(Records with drawing code)
+ + + +

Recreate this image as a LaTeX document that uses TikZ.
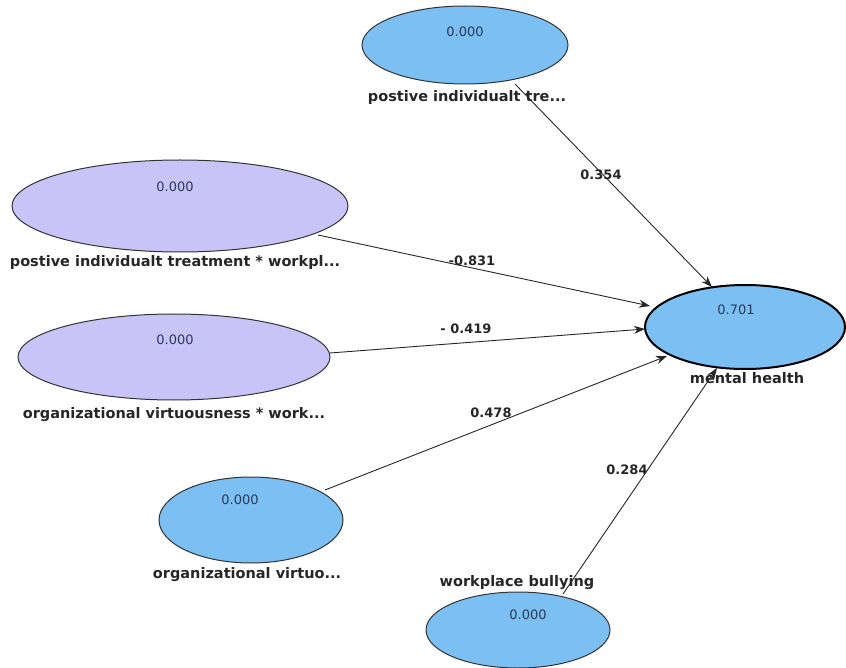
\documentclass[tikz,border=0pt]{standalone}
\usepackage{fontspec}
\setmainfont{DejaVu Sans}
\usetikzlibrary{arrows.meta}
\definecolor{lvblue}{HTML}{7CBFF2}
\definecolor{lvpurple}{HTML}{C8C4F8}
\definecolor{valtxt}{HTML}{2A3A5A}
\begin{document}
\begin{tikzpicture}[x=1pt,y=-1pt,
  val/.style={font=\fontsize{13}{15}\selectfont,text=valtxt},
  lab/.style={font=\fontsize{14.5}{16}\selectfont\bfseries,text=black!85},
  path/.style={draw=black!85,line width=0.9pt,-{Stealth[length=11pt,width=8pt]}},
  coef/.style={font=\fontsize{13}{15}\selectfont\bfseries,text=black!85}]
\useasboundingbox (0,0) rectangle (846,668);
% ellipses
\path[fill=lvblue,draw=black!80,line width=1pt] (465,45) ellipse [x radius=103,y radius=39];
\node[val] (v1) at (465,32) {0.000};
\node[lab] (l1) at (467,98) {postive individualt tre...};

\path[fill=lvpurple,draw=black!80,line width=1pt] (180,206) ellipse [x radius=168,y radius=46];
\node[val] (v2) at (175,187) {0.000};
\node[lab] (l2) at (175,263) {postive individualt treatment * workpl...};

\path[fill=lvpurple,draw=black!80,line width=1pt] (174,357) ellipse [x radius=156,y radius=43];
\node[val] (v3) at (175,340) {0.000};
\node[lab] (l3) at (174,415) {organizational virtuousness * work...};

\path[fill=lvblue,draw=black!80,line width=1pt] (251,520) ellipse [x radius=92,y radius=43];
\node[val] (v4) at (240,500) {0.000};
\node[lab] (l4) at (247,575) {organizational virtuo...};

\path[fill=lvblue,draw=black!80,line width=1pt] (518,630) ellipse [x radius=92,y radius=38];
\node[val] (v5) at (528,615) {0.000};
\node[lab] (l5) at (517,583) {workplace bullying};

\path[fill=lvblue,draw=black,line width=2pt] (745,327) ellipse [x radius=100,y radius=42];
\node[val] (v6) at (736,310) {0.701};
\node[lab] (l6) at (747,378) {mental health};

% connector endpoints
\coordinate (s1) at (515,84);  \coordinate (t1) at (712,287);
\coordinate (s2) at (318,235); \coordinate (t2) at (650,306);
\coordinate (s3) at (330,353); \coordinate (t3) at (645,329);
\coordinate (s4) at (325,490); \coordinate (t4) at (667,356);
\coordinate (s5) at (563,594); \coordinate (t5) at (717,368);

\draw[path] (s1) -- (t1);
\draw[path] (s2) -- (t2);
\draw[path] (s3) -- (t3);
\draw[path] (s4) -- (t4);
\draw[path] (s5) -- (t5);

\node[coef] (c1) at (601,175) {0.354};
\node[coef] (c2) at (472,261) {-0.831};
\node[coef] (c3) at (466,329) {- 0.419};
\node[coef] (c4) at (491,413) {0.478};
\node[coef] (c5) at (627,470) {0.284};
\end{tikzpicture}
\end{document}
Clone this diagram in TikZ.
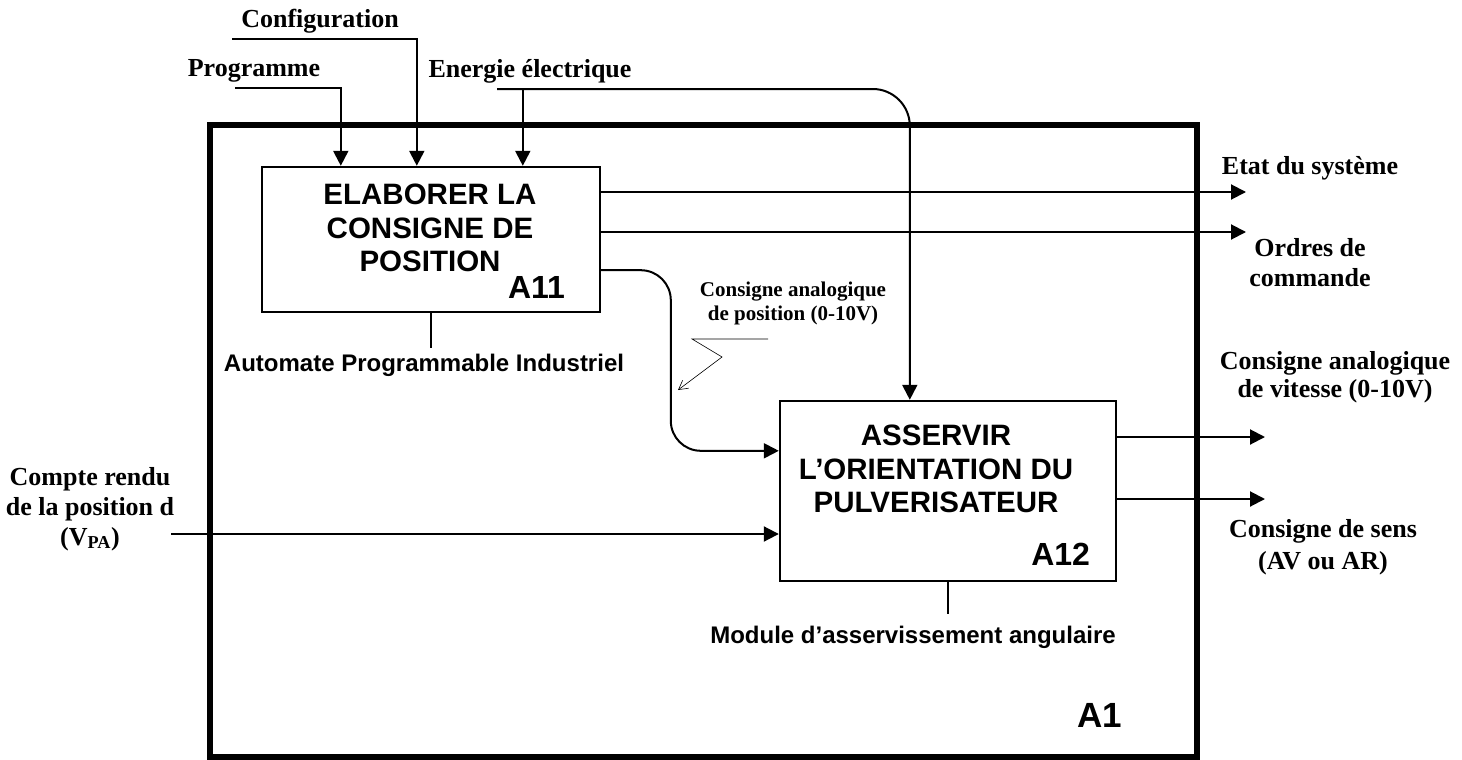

+ + + +

Omit the pictures, then repeat exactly each line from the beginning of the listing through the line with "(l6) at (747,378)".

Solution to the exercise —
Recreate this image as a LaTeX document that uses TikZ.
\documentclass[tikz,border=0pt]{standalone}
\usepackage{fontspec}
\setmainfont{DejaVu Sans}
\usetikzlibrary{arrows.meta}
\definecolor{lvblue}{HTML}{7CBFF2}
\definecolor{lvpurple}{HTML}{C8C4F8}
\definecolor{valtxt}{HTML}{2A3A5A}
\begin{document}
\begin{tikzpicture}[x=1pt,y=-1pt,
  val/.style={font=\fontsize{13}{15}\selectfont,text=valtxt},
  lab/.style={font=\fontsize{14.5}{16}\selectfont\bfseries,text=black!85},
  path/.style={draw=black!85,line width=0.9pt,-{Stealth[length=11pt,width=8pt]}},
  coef/.style={font=\fontsize{13}{15}\selectfont\bfseries,text=black!85}]
\useasboundingbox (0,0) rectangle (846,668);
% ellipses
\path[fill=lvblue,draw=black!80,line width=1pt] (465,45) ellipse [x radius=103,y radius=39];
\node[val] (v1) at (465,32) {0.000};
\node[lab] (l1) at (467,98) {postive individualt tre...};

\path[fill=lvpurple,draw=black!80,line width=1pt] (180,206) ellipse [x radius=168,y radius=46];
\node[val] (v2) at (175,187) {0.000};
\node[lab] (l2) at (175,263) {postive individualt treatment * workpl...};

\path[fill=lvpurple,draw=black!80,line width=1pt] (174,357) ellipse [x radius=156,y radius=43];
\node[val] (v3) at (175,340) {0.000};
\node[lab] (l3) at (174,415) {organizational virtuousness * work...};

\path[fill=lvblue,draw=black!80,line width=1pt] (251,520) ellipse [x radius=92,y radius=43];
\node[val] (v4) at (240,500) {0.000};
\node[lab] (l4) at (247,575) {organizational virtuo...};

\path[fill=lvblue,draw=black!80,line width=1pt] (518,630) ellipse [x radius=92,y radius=38];
\node[val] (v5) at (528,615) {0.000};
\node[lab] (l5) at (517,583) {workplace bullying};

\path[fill=lvblue,draw=black,line width=2pt] (745,327) ellipse [x radius=100,y radius=42];
\node[val] (v6) at (736,310) {0.701};
\node[lab] (l6) at (747,378) {mental health};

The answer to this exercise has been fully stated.